Abstract:With the development of e-commerce, many products are now being sold worldwide, and manufacturers are eager to obtain a better understanding of customer behavior in various regions. To achieve this goal, most previous efforts have focused mainly on questionnaires, which are time-consuming and costly. The tremendous volume of product reviews on e-commerce websites has seen a new trend emerge, whereby manufacturers attempt to understand user preferences by analyzing online reviews. Following this trend, this paper addresses the problem of studying customer behavior by exploiting recently developed opinion mining techniques. This work is novel for three reasons. First, questionnaire-based investigation is automatically enabled by employing algorithms for template-based question generation and opinion mining-based answer extraction. Using this system, manufacturers are able to obtain reports of customer behavior featuring a much larger sample size, more direct information, a higher degree of automation, and a lower cost. Second, international customer behavior study is made easier by integrating tools for multilingual opinion mining. Third, this is the first time an automatic questionnaire investigation has been conducted to compare customer behavior in China and America, where product reviews are written and read in Chinese and English, respectively.
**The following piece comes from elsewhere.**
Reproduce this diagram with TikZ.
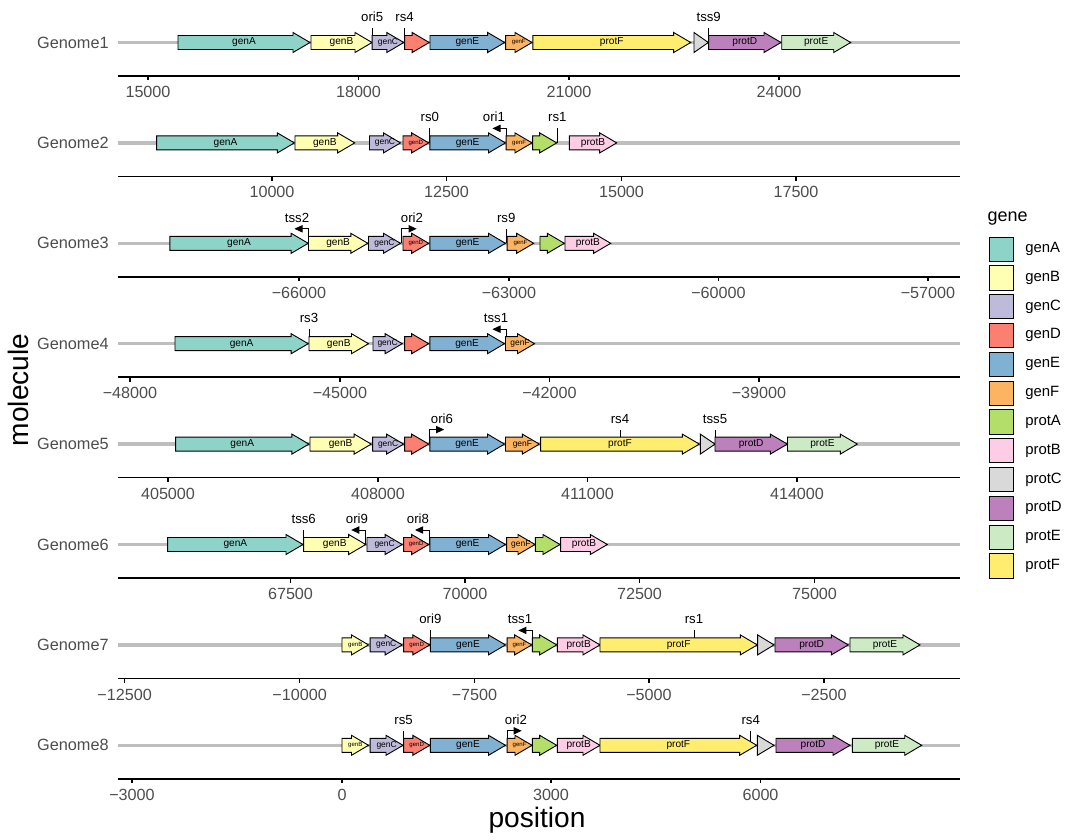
\documentclass[tikz,border=0pt]{standalone}
\usepackage{fontspec}
\setmainfont{Liberation Sans}
\usetikzlibrary{arrows.meta}

\definecolor{cgenA}{HTML}{8DD3C7}
\definecolor{cgenB}{HTML}{FFFFB3}
\definecolor{cgenC}{HTML}{BEBADA}
\definecolor{cgenD}{HTML}{FB8072}
\definecolor{cgenE}{HTML}{80B1D3}
\definecolor{cgenF}{HTML}{FDB462}
\definecolor{cprotA}{HTML}{B3DE69}
\definecolor{cprotB}{HTML}{FCCDE5}
\definecolor{cprotC}{HTML}{D9D9D9}
\definecolor{cprotD}{HTML}{BC80BD}
\definecolor{cprotE}{HTML}{CCEBC5}
\definecolor{cprotF}{HTML}{FFED6F}
\definecolor{cmol}{HTML}{BEBEBE}
\definecolor{grey30}{HTML}{4D4D4D}

% gene arrow: name, row y, start, end, colour, label style, label
\newcommand{\genearrow}[7]{%
  \pgfmathsetmacro{\gL}{#4-#3}%
  \ifdim\gL pt>17pt
    \draw[gene, fill=#5] (#3,{#2-7}) -- ({#4-17},{#2-7}) -- ({#4-17},{#2-10}) -- (#4,#2)
      -- ({#4-17},{#2+10}) -- ({#4-17},{#2+7}) -- (#3,{#2+7}) -- cycle;
  \else
    \draw[gene, fill=#5] (#3,{#2-10}) -- (#4,#2) -- (#3,{#2+10}) -- cycle;
  \fi
  \node[#6] (#1) at ({(#3+#4)/2},#2) {#7};
}
% feature without direction: name, row y, x, label
\newcommand{\sitemark}[4]{%
  \draw[feat] (#3,#2) -- (#3,{#2-14.5});
  \node[flabel] (#1) at (#3,{#2-21}) {#4};
}
% feature with direction: name, row y, x, arrow end, label x, label
\newcommand{\sitearrow}[6]{%
  \draw[feat, -{Triangle[length=5.8pt,width=5.2pt]}] (#3,#2) -- (#3,{#2-14.5}) -- (#4,{#2-14.5});
  \node[flabel] (#1) at (#5,{#2-21}) {#6};
}

\begin{document}
\begin{tikzpicture}[
  x=0.025cm, y=-0.025cm,
  molline/.style={draw=cmol, line width=2.4pt},
  gene/.style={draw=black, line width=0.65pt, line join=miter},
  glabel/.style={font=\fontsize{7.2}{8}\selectfont, inner sep=0pt},
  gsmall/.style={font=\fontsize{6}{6}\selectfont, inner sep=0pt},
  gtiny/.style={font=\fontsize{4.3}{4.5}\selectfont, inner sep=0pt},
  feat/.style={draw=black, line width=0.7pt},
  flabel/.style={font=\fontsize{9.4}{10}\selectfont, anchor=base, inner sep=0pt},
  axisline/.style={draw=black, line width=1pt},
  tlabel/.style={font=\fontsize{11.5}{12}\selectfont, text=grey30, anchor=base, inner sep=0pt},
  mlabel/.style={font=\fontsize{11.6}{12}\selectfont, text=grey30, anchor=east, inner sep=0pt},
  keybox/.style={draw=black, line width=0.5pt, minimum size=17.2pt, inner sep=0pt},
  keylabel/.style={font=\fontsize{10.6}{11}\selectfont, anchor=west, inner sep=0pt},
  title/.style={font=\fontsize{20}{22}\selectfont, anchor=base, inner sep=0pt}
]
\useasboundingbox (0,0) rectangle (1080,840);

% Genome1
\draw[molline] (118,42.5) -- (960,42.5);
\node[mlabel] (m1) at (109,42.5) {Genome1};
\sitemark{f1a}{42.5}{372.2}{ori5}
\sitemark{f1b}{42.5}{404.6}{rs4}
\sitemark{f1c}{42.5}{708.7}{tss9}
\genearrow{g1a}{42.5}{178}{310}{cgenA}{glabel}{genA}
\genearrow{g1b}{42.5}{311}{372}{cgenB}{glabel}{genB}
\genearrow{g1c}{42.5}{372.2}{403.8}{cgenC}{gsmall}{genC}
\genearrow{g1d}{42.5}{404.6}{429.2}{cgenD}{glabel}{}
\genearrow{g1e}{42.5}{430}{504.7}{cgenE}{glabel}{genE}
\genearrow{g1f}{42.5}{505.6}{532}{cgenF}{gtiny}{genF}
\genearrow{g1g}{42.5}{532.8}{690.7}{cprotF}{glabel}{protF}
\genearrow{g1h}{42.5}{694}{708.3}{cprotC}{glabel}{}
\genearrow{g1i}{42.5}{708.7}{781}{cprotD}{glabel}{protD}
\genearrow{g1j}{42.5}{781.7}{850.7}{cprotE}{glabel}{protE}
\draw[axisline] (118,76) -- (960,76);
\foreach \tx/\tl [count=\i] in {148/15000, 358.5/18000, 569/21000, 779/24000} {
  \draw[axisline] (\tx,76) -- (\tx,80.5);
  \node[tlabel] (t1-\i) at (\tx,97.6) {\tl};
}

% Genome2
\draw[molline] (118,142.9) -- (960,142.9);
\node[mlabel] (m2) at (109,142.9) {Genome2};
\sitemark{f2a}{142.9}{429.8}{rs0}
\sitearrow{f2b}{142.9}{506.2}{492.4}{494}{ori1}
\sitemark{f2c}{142.9}{557.3}{rs1}
\genearrow{g2a}{142.9}{156.7}{294.4}{cgenA}{glabel}{genA}
\genearrow{g2b}{142.9}{295}{354.7}{cgenB}{glabel}{genB}
\genearrow{g2c}{142.9}{369.5}{400.5}{cgenC}{gsmall}{genC}
\genearrow{g2d}{142.9}{403}{428.7}{cgenD}{gtiny}{genD}
\genearrow{g2e}{142.9}{429.8}{505.5}{cgenE}{glabel}{genE}
\genearrow{g2f}{142.9}{506.2}{532}{cgenF}{gtiny}{genF}
\genearrow{g2g}{142.9}{532.7}{556.7}{cprotA}{glabel}{}
\genearrow{g2h}{142.9}{569.3}{616.7}{cprotB}{glabel}{protB}
\draw[axisline] (118,176.4) -- (960,176.4);
\foreach \tx/\tl [count=\i] in {272/10000, 446.5/12500, 621.5/15000, 796/17500} {
  \draw[axisline] (\tx,176.4) -- (\tx,180.9);
  \node[tlabel] (t2-\i) at (\tx,198) {\tl};
}

% Genome3
\draw[molline] (118,243.3) -- (960,243.3);
\node[mlabel] (m3) at (109,243.3) {Genome3};
\sitearrow{f3a}{243.3}{308.2}{294.4}{297}{tss2}
\sitearrow{f3b}{243.3}{401.2}{416.7}{412}{ori2}
\sitemark{f3c}{243.3}{506.2}{rs9}
\genearrow{g3a}{243.3}{169.8}{308.2}{cgenA}{glabel}{genA}
\genearrow{g3b}{243.3}{308.5}{367.8}{cgenB}{glabel}{genB}
\genearrow{g3c}{243.3}{368.5}{400.5}{cgenC}{gsmall}{genC}
\genearrow{g3d}{243.3}{403}{428.7}{cgenD}{gtiny}{genD}
\genearrow{g3e}{243.3}{429.8}{505.5}{cgenE}{glabel}{genE}
\genearrow{g3f}{243.3}{507.2}{533.7}{cgenF}{gtiny}{genF}
\genearrow{g3g}{243.3}{540}{564.3}{cprotA}{glabel}{}
\genearrow{g3h}{243.3}{565}{610.7}{cprotB}{glabel}{protB}
\draw[axisline] (118,276.8) -- (960,276.8);
\foreach \tx/\tl [count=\i] in {299/−66000, 509/−63000, 718.5/−60000, 928/−57000} {
  \draw[axisline] (\tx,276.8) -- (\tx,281.3);
  \node[tlabel] (t3-\i) at (\tx,298.4) {\tl};
}

% Genome4
\draw[molline] (118,343.7) -- (960,343.7);
\node[mlabel] (m4) at (109,343.7) {Genome4};
\sitemark{f4a}{343.7}{309}{rs3}
\sitearrow{f4b}{343.7}{506.2}{492.4}{496}{tss1}
\genearrow{g4a}{343.7}{175}{308.2}{cgenA}{glabel}{genA}
\genearrow{g4b}{343.7}{309}{368.5}{cgenB}{glabel}{genB}
\genearrow{g4c}{343.7}{373}{402.2}{cgenC}{gsmall}{genC}
\genearrow{g4d}{343.7}{404.6}{428.7}{cgenD}{glabel}{}
\genearrow{g4e}{343.7}{429.8}{504.5}{cgenE}{glabel}{genE}
\genearrow{g4f}{343.7}{505.5}{534.5}{cgenF}{gsmall}{genF}
\draw[axisline] (118,377.2) -- (960,377.2);
\foreach \tx/\tl [count=\i] in {130/−48000, 340/−45000, 549.5/−42000, 759/−39000} {
  \draw[axisline] (\tx,377.2) -- (\tx,381.7);
  \node[tlabel] (t4-\i) at (\tx,398.8) {\tl};
}

% Genome5
\draw[molline] (118,444.1) -- (960,444.1);
\node[mlabel] (m5) at (109,444.1) {Genome5};
\sitearrow{f5a}{444.1}{429.8}{444.2}{442}{ori6}
\sitemark{f5b}{444.1}{620}{rs4}
\sitemark{f5c}{444.1}{715}{tss5}
\genearrow{g5a}{444.1}{175.6}{308.9}{cgenA}{glabel}{genA}
\genearrow{g5b}{444.1}{310}{371.2}{cgenB}{glabel}{genB}
\genearrow{g5c}{444.1}{372.6}{403.6}{cgenC}{gsmall}{genC}
\genearrow{g5d}{444.1}{404.6}{428.7}{cgenD}{glabel}{}
\genearrow{g5e}{444.1}{429.8}{504.5}{cgenE}{glabel}{genE}
\genearrow{g5f}{444.1}{505.5}{539.3}{cgenF}{gsmall}{genF}
\genearrow{g5g}{444.1}{540.7}{699.3}{cprotF}{glabel}{protF}
\genearrow{g5h}{444.1}{700.3}{715}{cprotC}{glabel}{}
\genearrow{g5i}{444.1}{715}{787.3}{cprotD}{glabel}{protD}
\genearrow{g5j}{444.1}{787.5}{857.3}{cprotE}{glabel}{protE}
\draw[axisline] (118,477.6) -- (960,477.6);
\foreach \tx/\tl [count=\i] in {168/405000, 378/408000, 587.5/411000, 797/414000} {
  \draw[axisline] (\tx,477.6) -- (\tx,482.1);
  \node[tlabel] (t5-\i) at (\tx,499.2) {\tl};
}

% Genome6
\draw[molline] (118,544.5) -- (960,544.5);
\node[mlabel] (m6) at (109,544.5) {Genome6};
\sitemark{f6a}{544.5}{303.7}{tss6}
\sitearrow{f6b}{544.5}{365.7}{351.2}{357}{ori9}
\sitearrow{f6c}{544.5}{429.8}{415}{418}{ori8}
\genearrow{g6a}{544.5}{167.7}{303}{cgenA}{glabel}{genA}
\genearrow{g6b}{544.5}{303.7}{365.7}{cgenB}{glabel}{genB}
\genearrow{g6c}{544.5}{367}{402.2}{cgenC}{gsmall}{genC}
\genearrow{g6d}{544.5}{403.6}{428.7}{cgenD}{gtiny}{genD}
\genearrow{g6e}{544.5}{429.8}{505.5}{cgenE}{glabel}{genE}
\genearrow{g6f}{544.5}{506.7}{535}{cgenF}{gsmall}{genF}
\genearrow{g6g}{544.5}{535.3}{560}{cprotA}{glabel}{}
\genearrow{g6h}{544.5}{560.7}{607.3}{cprotB}{glabel}{protB}
\draw[axisline] (118,578) -- (960,578);
\foreach \tx/\tl [count=\i] in {290.5/67500, 465/70000, 639.5/72500, 814.5/75000} {
  \draw[axisline] (\tx,578) -- (\tx,582.5);
  \node[tlabel] (t6-\i) at (\tx,599.6) {\tl};
}

% Genome7
\draw[molline] (118,644.9) -- (960,644.9);
\node[mlabel] (m7) at (109,644.9) {Genome7};
\sitemark{f7a}{644.9}{430.4}{ori9}
\sitearrow{f7b}{644.9}{532.3}{518.3}{520}{tss1}
\sitemark{f7c}{644.9}{694}{rs1}
\genearrow{g7a}{644.9}{342}{368.5}{cgenB}{gtiny}{genB}
\genearrow{g7b}{644.9}{370.2}{402.2}{cgenC}{gsmall}{genC}
\genearrow{g7c}{644.9}{403.6}{429.8}{cgenD}{gtiny}{genD}
\genearrow{g7d}{644.9}{430.4}{505.5}{cgenE}{glabel}{genE}
\genearrow{g7e}{644.9}{507.2}{531.7}{cgenF}{gtiny}{genF}
\genearrow{g7f}{644.9}{532.3}{556.7}{cprotA}{glabel}{}
\genearrow{g7g}{644.9}{557.3}{600}{cprotB}{glabel}{protB}
\genearrow{g7h}{644.9}{600}{757.3}{cprotF}{glabel}{protF}
\genearrow{g7i}{644.9}{757.6}{774}{cprotC}{glabel}{}
\genearrow{g7j}{644.9}{775}{848.3}{cprotD}{glabel}{protD}
\genearrow{g7k}{644.9}{850}{920}{cprotE}{glabel}{protE}
\draw[axisline] (118,678.4) -- (960,678.4);
\foreach \tx/\tl [count=\i] in {124.7/−12500, 299.6/−10000, 474.5/−7500, 649/−5000, 824/−2500} {
  \draw[axisline] (\tx,678.4) -- (\tx,682.9);
  \node[tlabel] (t7-\i) at (\tx,700) {\tl};
}

% Genome8
\draw[molline] (118,745.3) -- (960,745.3);
\node[mlabel] (m8) at (109,745.3) {Genome8};
\sitemark{f8a}{745.3}{403.6}{rs5}
\sitearrow{f8b}{745.3}{507.2}{521.7}{516}{ori2}
\sitemark{f8c}{745.3}{750.7}{rs4}
\genearrow{g8a}{745.3}{342}{368.5}{cgenB}{gtiny}{genB}
\genearrow{g8b}{745.3}{370.2}{403}{cgenC}{gsmall}{genC}
\genearrow{g8c}{745.3}{403.6}{429.8}{cgenD}{gtiny}{genD}
\genearrow{g8d}{745.3}{430.4}{505.5}{cgenE}{glabel}{genE}
\genearrow{g8e}{745.3}{507.2}{532}{cgenF}{gtiny}{genF}
\genearrow{g8f}{745.3}{532.3}{556.7}{cprotA}{glabel}{}
\genearrow{g8g}{745.3}{557.3}{600}{cprotB}{glabel}{protB}
\genearrow{g8h}{745.3}{600}{756.7}{cprotF}{glabel}{protF}
\genearrow{g8i}{745.3}{757.3}{774}{cprotC}{glabel}{}
\genearrow{g8j}{745.3}{776}{850}{cprotD}{glabel}{protD}
\genearrow{g8k}{745.3}{852.3}{921.7}{cprotE}{glabel}{protE}
\draw[axisline] (118,778.8) -- (960,778.8);
\foreach \tx/\tl [count=\i] in {132/−3000, 342/0, 551/3000, 760.5/6000} {
  \draw[axisline] (\tx,778.8) -- (\tx,783.3);
  \node[tlabel] (t8-\i) at (\tx,800.4) {\tl};
}

% axis titles
\node[title] (xtitle) at (537,827) {position};
\node[title, rotate=90] (ytitle) at (28.3,390) {molecule};

% legend
\node[font=\fontsize{12.8}{14}\selectfont, anchor=base west, inner sep=0pt] (legtitle) at (987.3,222) {gene};
\foreach \g [count=\i from 0] in {genA,genB,genC,genD,genE,genF,protA,protB,protC,protD,protE,protF} {
  \node[keybox, fill=c\g] (key\g) at (1001.2,{249+28.8*\i}) {};
  \node[keylabel] (lab\g) at (1025,{249+28.8*\i}) {\g};
}
\end{tikzpicture}
\end{document}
Our study on digital cameras, smartphones, and tablet computers yields three findings. First, Chinese customers follow the Doctrine of the Mean, and often use euphemistic expressions, while American customers express their opinions more directly. Second, Chinese customers care more about general feelings, while American customers pay more attention to product details. Third, Chinese customers focus on external features, while American customers care more about the internal features of products.